== Data listing

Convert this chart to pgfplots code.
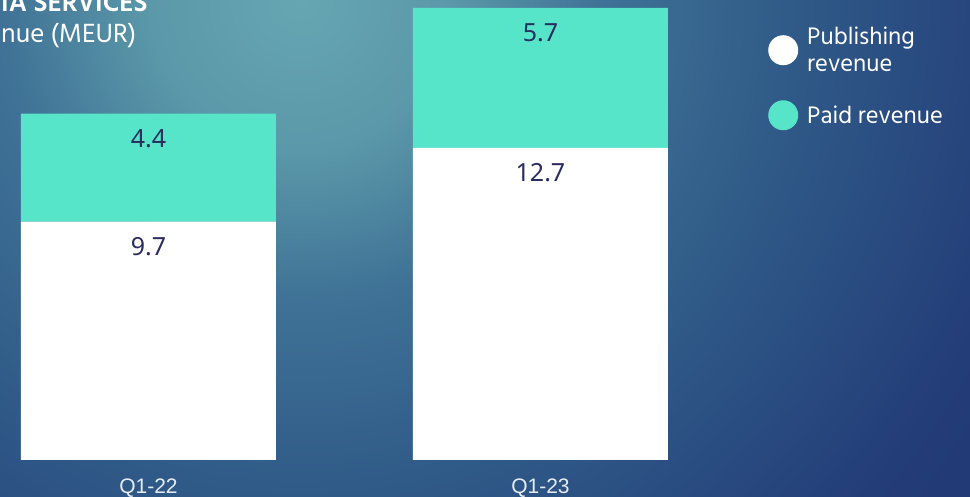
\documentclass[border=0pt]{standalone}
\usepackage{pgfplots}
\pgfplotsset{compat=1.18}
\usepackage{fontspec}
\setmainfont{Liberation Sans}
\newfontfamily\hind{Hind Siliguri}
\newfontfamily\valfont{Noto Sans}
\newfontfamily\tickfont{Liberation Sans}
\definecolor{paidc}{HTML}{57E5C9}
\definecolor{navy}{HTML}{2A2C5F}
\definecolor{ticktext}{HTML}{E4ECF2}
\definecolor{bgA}{HTML}{66A6B2}
\definecolor{bgB}{HTML}{5B98A9}
\definecolor{bgC}{HTML}{3F7296}
\definecolor{bgD}{HTML}{2F5987}
\definecolor{bgE}{HTML}{233D79}
\definecolor{bgF}{HTML}{1F3470}
\pgfdeclareradialshading{bgshade}{\pgfpoint{0bp}{0bp}}{color(0bp)=(bgA); color(3.75bp)=(bgB); color(7.5bp)=(bgC); color(12.5bp)=(bgD); color(18.75bp)=(bgE); color(25bp)=(bgF); color(50bp)=(bgF)}
\begin{document}
\begin{tikzpicture}[x=1pt,y=1pt]
\begin{scope}
\clip (0,0) rectangle (970,496);
\shade[shading=bgshade] (300,496) circle (1000);
\end{scope}
\begin{axis}[
  at={(0,0)}, anchor=south west,
  scale only axis, width=970pt, height=496pt,
  xmin=-0.3788, xmax=2.0957, ymin=-1.4652, ymax=18.7205,
  ybar stacked, bar width=255pt,
  axis line style={draw=none},
  ytick=\empty, xtick={0,1}, xticklabels={Q1-22,Q1-23},
  major tick length=0pt,
  xticklabel style={anchor=base, yshift=3pt, font=\tickfont\fontsize{21}{25}\selectfont, text=ticktext},
  clip=false,
  legend cell align=left,
  legend style={at={(0.7918,0.9456)}, anchor=north west, draw=none, fill=none,
    inner sep=0pt, column sep=9pt, row sep=27pt,
    font=\hind\fontsize{24.5}{27}\selectfont, text=white,
    nodes={inner sep=0pt}, cells={align=left}},
  after end axis/.code={
    \node[anchor=base, yshift=-34pt, font=\valfont\fontsize{25}{30}\selectfont, text=navy] at (axis cs:0,14.1) {4.4};
    \node[anchor=base, yshift=-34pt, font=\valfont\fontsize{25}{30}\selectfont, text=navy] at (axis cs:0,9.7) {9.7};
    \node[anchor=base, yshift=-34pt, font=\valfont\fontsize{25}{30}\selectfont, text=navy] at (axis cs:1,18.4) {5.7};
    \node[anchor=base, yshift=-34pt, font=\valfont\fontsize{25}{30}\selectfont, text=navy] at (axis cs:1,12.7) {12.7};
  },
]
\addplot[fill=white, draw=none, legend image code/.code={\fill[white] (0pt,0pt) circle (15pt);}] coordinates {(0,9.7) (1,12.7)};
\addlegendentry{Publishing\\revenue}
\addplot[fill=paidc, draw=none, legend image code/.code={\fill[paidc] (0pt,0pt) circle (15pt);}] coordinates {(0,4.4) (1,5.7)};
\addlegendentry{Paid revenue}
\end{axis}
\node[anchor=base west, inner sep=0pt, font=\hind\bfseries\fontsize{27}{30}\selectfont, text=white] at (1,484) {IA SERVICES};
\node[anchor=base west, inner sep=0pt, font=\hind\fontsize{27}{30}\selectfont, text=white] at (1,453) {nue (MEUR)};
\pgfresetboundingbox
\useasboundingbox (0,0) rectangle (970,496);
\end{tikzpicture}
\end{document}
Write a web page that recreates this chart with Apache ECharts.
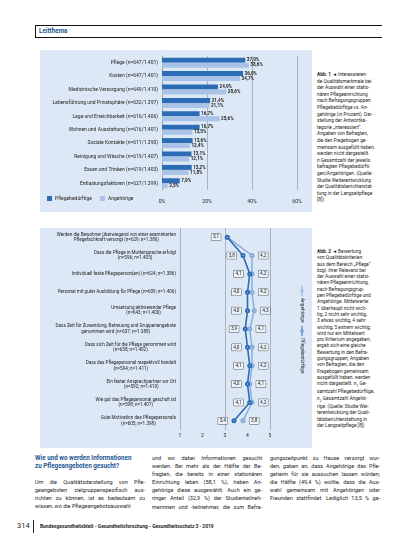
<!DOCTYPE html>
<html lang="de">
<head>
<meta charset="utf-8">
<title>Leitthema – Qualitätsdarstellung in der Pflege</title>
<script src="https://cdn.jsdelivr.net/npm/echarts@6/dist/echarts.min.js"></script>
<style>
  html, body { margin: 0; padding: 0; background: #fff; }
  body {
    position: relative; width: 413px; height: 550px; overflow: hidden;
    font-family: Roboto, "Noto Sans", sans-serif; color: #1e1e1e;
  }
  .rubric {
    position: absolute; left: 35px; top: 25px; width: 346px; height: 11px;
    border: 1px solid #111; border-right: none;
  }
  .rubric span {
    position: absolute; left: 3px; top: 1px;
    font-size: 6.3px; font-weight: bold; color: #1d5592;
  }
  .panel { position: absolute; left: 40px; width: 272px; background: #dce8f5; }
  #chart1 { top: 50px; height: 162px; }
  #chart2 { top: 228px; height: 220px; }
  .caption {
    position: absolute; left: 317px; width: 68px;
    font-size: 4.8px; color: #1e1e1e; white-space: nowrap;
  }
  #cap1 { top: 72px; line-height: 6.6px; }
  #cap2 { top: 249px; line-height: 6.3px; }
  .caption b { font-weight: bold; }
  .col {
    position: absolute; top: 454px; width: 110px;
    font-size: 5.5px; line-height: 8.1px; white-space: nowrap;
  }
  .col div { text-align: justify; text-align-last: justify; }
  .col div.last { text-align-last: left; }
  .col h3 {
    margin: 0 0 8px 0; font-size: 6.3px; line-height: 8.1px;
    font-weight: bold; color: #1d5592;
  }
  .col h3 div { text-align-last: left; }
  .footer { position: absolute; top: 520px; left: 17px; height: 13px; }
  .footer .page { position: absolute; left: 0; top: 1px; font-size: 7.5px; }
  .footer .bar { position: absolute; left: 16px; top: 0; width: 1px; height: 13px; background: #222; }
  .footer .journal {
    position: absolute; left: 23px; top: 3px; white-space: nowrap;
    font-size: 4.9px; font-weight: bold;
  }
</style>
</head>
<body>
  <div class="rubric"><span>Leitthema</span></div>

  <div id="chart1" class="panel"></div>
  <div id="cap1" class="caption">
    <div><b>Abb. 1</b> ◄ Interessieren-</div>
    <div>de Qualitätsmerkmale bei</div>
    <div>der Auswahl einer statio-</div>
    <div>nären Pflegeeinrichtung</div>
    <div>nach Befragungsgruppen</div>
    <div>Pflegebedürftige vs. An-</div>
    <div>gehörige (in Prozent). Dar-</div>
    <div>stellung der Antwortka-</div>
    <div>tegorie „interessiert“.</div>
    <div>Angaben von Befragten,</div>
    <div>die den Fragebogen ge-</div>
    <div>meinsam ausgefüllt haben,</div>
    <div>werden nicht dargestellt.</div>
    <div><i>n</i> Gesamtzahl der jeweils</div>
    <div>befragten Pflegebedürfti-</div>
    <div>gen/Angehörigen. (Quelle:</div>
    <div>Studie Weiterentwicklung</div>
    <div>der Qualitätsberichterstat-</div>
    <div>tung in der Langzeitpflege</div>
    <div>[8])</div>
  </div>

  <div id="chart2" class="panel"></div>
  <div id="cap2" class="caption">
    <div><b>Abb. 2</b> ◄ Bewertung</div>
    <div>von Qualitätskriterien</div>
    <div>aus dem Bereich „Pflege“</div>
    <div>bzgl. ihrer Relevanz bei</div>
    <div>der Auswahl einer statio-</div>
    <div>nären Pflegeeinrichtung,</div>
    <div>nach Befragungsgrup-</div>
    <div>pen Pflegebedürftige und</div>
    <div>Angehörige. Mittelwerte:</div>
    <div>1 überhaupt nicht wich-</div>
    <div>tig, 2 nicht sehr wichtig,</div>
    <div>3 etwas wichtig, 4 sehr</div>
    <div>wichtig, 5 extrem wichtig;</div>
    <div>wird nur ein Mittelwert</div>
    <div>pro Kriterium angegeben,</div>
    <div>ergab sich eine gleiche</div>
    <div>Bewertung in den Befra-</div>
    <div>gungsgruppen; Angaben</div>
    <div>von Befragten, die den</div>
    <div>Fragebogen gemeinsam</div>
    <div>ausgefüllt haben, werden</div>
    <div>nicht dargestellt. <i>n</i><sub style="font-size:3.5px">1</sub> Ge-</div>
    <div>samtzahl Pflegebedürftige,</div>
    <div><i>n</i><sub style="font-size:3.5px">2</sub> Gesamtzahl Angehö-</div>
    <div>rige. (Quelle: Studie Wei-</div>
    <div>terentwicklung der Quali-</div>
    <div>tätsberichterstattung in</div>
    <div>der Langzeitpflege [8])</div>
  </div>

  <div class="col" style="left:35px">
    <h3><div>Wie und wo werden Informationen</div><div>zu Pflegeangeboten gesucht?</div></h3>
    <div>Um die Qualitätsdarstellung von Pfle-</div>
    <div>geangeboten zielgruppenspezifisch aus-</div>
    <div>richten zu können, ist es bedeutsam zu</div>
    <div class="last">wissen, wo die Pflegeangebotsauswahl</div>
  </div>
  <div class="col" style="left:152px">
    <div>und wo dabei Informationen gesucht</div>
    <div>werden. Bei mehr als der Hälfte der Be-</div>
    <div>fragten, die bereits in einer stationären</div>
    <div>Einrichtung leben (58,1 %), haben An-</div>
    <div>gehörige diese ausgewählt. Auch ein ge-</div>
    <div>ringer Anteil (32,9 %) der Studienteilneh-</div>
    <div>merinnen und -teilnehmer, die zum Befra-</div>
  </div>
  <div class="col" style="left:270px">
    <div>gungszeitpunkt zu Hause versorgt wur-</div>
    <div>den, gaben an, dass Angehörige das Pfle-</div>
    <div>geheim für sie aussuchen lassen würden;</div>
    <div>die Hälfte (49,4 %) wollte, dass die Aus-</div>
    <div>wahl gemeinsam mit Angehörigen oder</div>
    <div>Freunden stattfindet. Lediglich 13,5 % ga-</div>
  </div>

  <div class="footer">
    <span class="page">314</span>
    <span class="bar"></span>
    <span class="journal">Bundesgesundheitsblatt - Gesundheitsforschung - Gesundheitsschutz 3 · 2019</span>
  </div>

<script>
// Abb. 1: interessierende Qualitätsmerkmale (in Prozent)
const barCategories = [
  'Pflege (n=647/1.401)',
  'Kosten (n=647/1.401)',
  'Medizinische Versorgung (n=649/1.410)',
  'Lebensführung und Privatsphäre (n=632/1.397)',
  'Lage und Erreichbarkeit (n=616/1.406)',
  'Wohnen und Ausstattung (n=616/1.401)',
  'Soziale Kontakte (n=611/1.390)',
  'Reinigung und Wäsche (n=619/1.407)',
  'Essen und Trinken (n=619/1.403)',
  'Entlastungsfaktoren (n=627/1.399)'
]
const careNeedyShare = [37.0, 36.0, 24.9, 21.4, 16.7, 16.7, 13.6, 13.1, 13.2, 7.9]
const relativesShare = [38.6, 34.7, 28.6, 21.1, 25.6, 13.5, 12.4, 12.1, 11.8, 2.5]
const shareTicks = [0, 20, 40, 60]

// Abb. 2: Bewertung der Qualitätskriterien (Mittelwerte 1–5)
const lineCategories = [
  'Werden die Bewohner überwiegend von einer examinierten\nPflegefachkraft versorgt (n=629; n=1.386)',
  'Dass die Pflege in Muttersprache erfolgt\n(n=596; n=1.405)',
  'Individuell feste Pflegeperson(en) (n=624; n=1.386)',
  'Personal mit guter Ausbildung für Pflege (n=609; n=1.406)',
  'Umsetzung aktivierender Pflege\n(n=643; n=1.400)',
  'Dass Zeit für Zuwendung, Betreuung und Gruppenangebote\ngenommen wird (n=637; n=1.388)',
  'Dass sich Zeit für die Pflege genommen wird\n(n=638; n=1.402)',
  'Dass das Pflegepersonal respektvoll handelt\n(n=594; n=1.411)',
  'Ein fester Ansprechpartner vor Ort\n(n=592; n=1.410)',
  'Wie gut das Pflegepersonal geschult ist\n(n=598; n=1.407)',
  'Gute Motivation des Pflegepersonals\n(n=605; n=1.398)'
]
const careNeedyMean = [3.1, 3.8, 4.1, 4.0, 4.0, 3.9, 4.0, 4.1, 4.0, 4.1, 3.4]
const relativesMean = [3.1, 4.2, 4.2, 4.2, 4.3, 4.1, 4.2, 4.2, 4.1, 4.2, 3.8]
const scaleTicks = [1, 2, 3, 4, 5]

const FONT = 'Roboto, "Noto Sans", sans-serif'
const DARK = '#2c6cb4'
const LIGHT = '#a9c3e6'
const LIGHT_LINE = '#86aadc'
const GRID = '#8d9bab'
const TEXT = '#1e1e1e'

const comma = v => v.toFixed(1).replace('.', ',')

/** Abb. 1 Balkendiagramm */
function initBar() {
  const chart = echarts.init(document.getElementById('chart1'))
  chart.setOption({
    animation: false,
    textStyle: { fontFamily: FONT },
    legend: {
      left: 2,
      bottom: 6,
      itemWidth: 5,
      itemHeight: 5,
      itemGap: 8,
      icon: 'rect',
      textStyle: { fontSize: 5, color: TEXT, padding: [0, 0, 0, -2] },
      data: ['Pflegebedürftige', 'Angehörige']
    },
    grid: { left: 122, right: 15, top: 6, bottom: 22 },
    xAxis: {
      type: 'value',
      min: shareTicks[0],
      max: shareTicks[shareTicks.length - 1],
      interval: shareTicks[1] - shareTicks[0],
      axisLine: { show: false },
      axisTick: { show: false },
      axisLabel: { fontSize: 5, color: TEXT, margin: 9, formatter: '{value}%' },
      splitLine: { lineStyle: { color: GRID, width: 0.7 } }
    },
    yAxis: {
      type: 'category',
      inverse: true,
      data: barCategories,
      axisLine: { lineStyle: { color: GRID, width: 0.7 } },
      axisTick: { length: 2, lineStyle: { color: GRID, width: 0.7 } },
      axisLabel: { fontSize: 5, color: TEXT, margin: 4 }
    },
    series: [
      {
        name: 'Pflegebedürftige',
        type: 'bar',
        data: careNeedyShare,
        barWidth: 5,
        barGap: '0%',
        itemStyle: { color: DARK },
        label: {
          show: true, position: 'right', distance: 1.5,
          fontSize: 4.6, fontWeight: 'bold', color: TEXT,
          formatter: p => comma(p.value) + '%'
        }
      },
      {
        name: 'Angehörige',
        type: 'bar',
        data: relativesShare,
        barWidth: 5,
        itemStyle: { color: LIGHT },
        label: {
          show: true, position: 'right', distance: 1.5,
          fontSize: 4.6, fontWeight: 'bold', color: TEXT,
          formatter: p => comma(p.value) + '%'
        }
      }
    ]
  })
}

/** Abb. 2 Liniendiagramm */
function initLine() {
  const chart = echarts.init(document.getElementById('chart2'))
  const boxLabel = {
    show: true, fontSize: 4.8, color: TEXT,
    backgroundColor: '#eef4fb', borderColor: '#555', borderWidth: 0.5,
    padding: [1, 1.5, 0.5, 1.5], distance: 4,
    formatter: p => comma(p.value)
  }
  // gleiche Bewertung in beiden Gruppen: nur ein Mittelwert wird angegeben
  const relativesData = relativesMean.map((v, i) =>
    v === careNeedyMean[i] ? { value: v, label: { show: false } } : v)

  const legendItem = (x, color, text) => [
    { type: 'line', shape: { x1: x, y1: 0, x2: x + 10, y2: 0 }, style: { stroke: color, lineWidth: 1 } },
    { type: 'circle', shape: { cx: x + 5, cy: 0, r: 1.3 }, style: { fill: '#dce8f5', stroke: color, lineWidth: 0.8 } },
    { type: 'text', x: x + 12, y: 0, style: { text: text, fontSize: 4.8, fontFamily: FONT, fill: TEXT, verticalAlign: 'middle' } }
  ]

  chart.setOption({
    animation: false,
    textStyle: { fontFamily: FONT },
    grid: { left: 140, right: 42, top: 0, bottom: 18 },
    xAxis: {
      type: 'value',
      min: scaleTicks[0],
      max: scaleTicks[scaleTicks.length - 1],
      interval: 1,
      axisLine: { show: false },
      axisTick: { show: false },
      axisLabel: { fontSize: 5, color: TEXT, margin: 3 },
      splitLine: { lineStyle: { color: [GRID, 'rgba(0,0,0,0)'], width: 0.7 } }
    },
    yAxis: {
      type: 'category',
      inverse: true,
      data: lineCategories,
      axisLine: { show: false },
      axisTick: { show: false },
      axisLabel: {
        margin: 4,
        formatter: v => v.split('\n').map(l => '{c|' + l + '}').join('\n'),
        rich: { c: { align: 'center', fontSize: 4.6, lineHeight: 5.4, color: TEXT, fontFamily: FONT } }
      }
    },
    series: [
      {
        name: 'Angehörige',
        type: 'line',
        data: relativesData,
        symbol: 'emptyCircle',
        symbolSize: 3,
        color: LIGHT_LINE,
        lineStyle: { width: 1.4, color: LIGHT_LINE },
        label: Object.assign({}, boxLabel, { position: 'right' }),
        z: 2
      },
      {
        name: 'Pflegebedürftige',
        type: 'line',
        data: careNeedyMean,
        symbol: 'emptyCircle',
        symbolSize: 3,
        color: DARK,
        lineStyle: { width: 1.6, color: DARK },
        label: Object.assign({}, boxLabel, { position: 'left' }),
        z: 3
      }
    ],
    graphic: [{
      type: 'group',
      x: 262,
      y: 58,
      rotation: -Math.PI / 2,
      children: legendItem(0, LIGHT_LINE, 'Angehörige').concat(legendItem(40, DARK, 'Pflegebedürftige'))
    }]
  })
}

initBar()
initLine()
</script>
</body>
</html>
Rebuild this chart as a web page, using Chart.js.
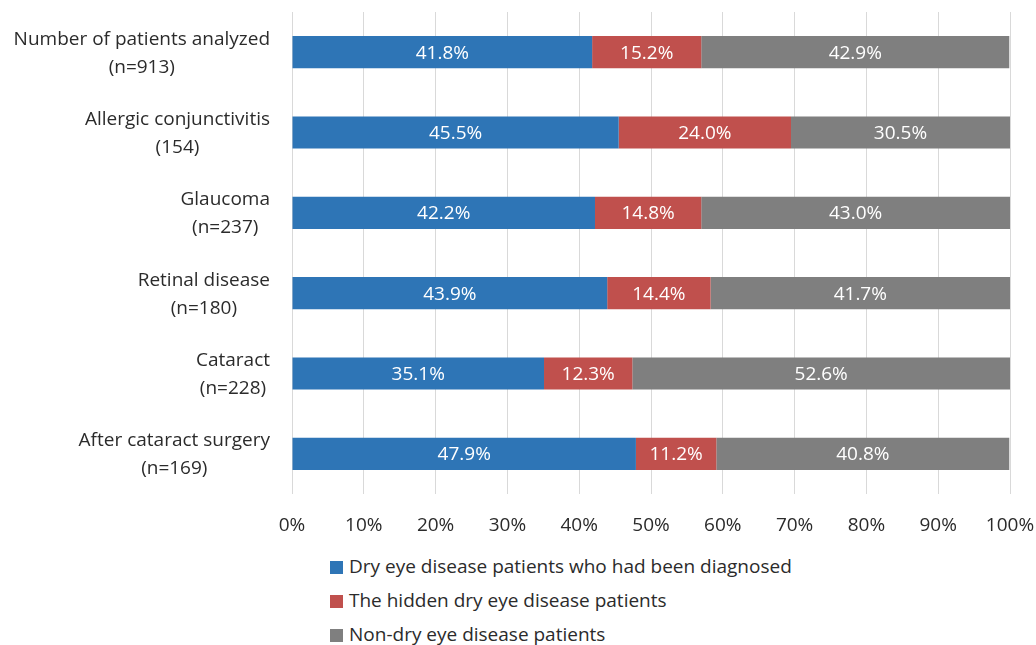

====

Task to complete: Using the records above, list each line that includes "this".

Full answer:
Convert this chart to pgfplots code.
Write a web page that recreates this chart with Apache ECharts.
Rebuild this chart as a web page, using Chart.js.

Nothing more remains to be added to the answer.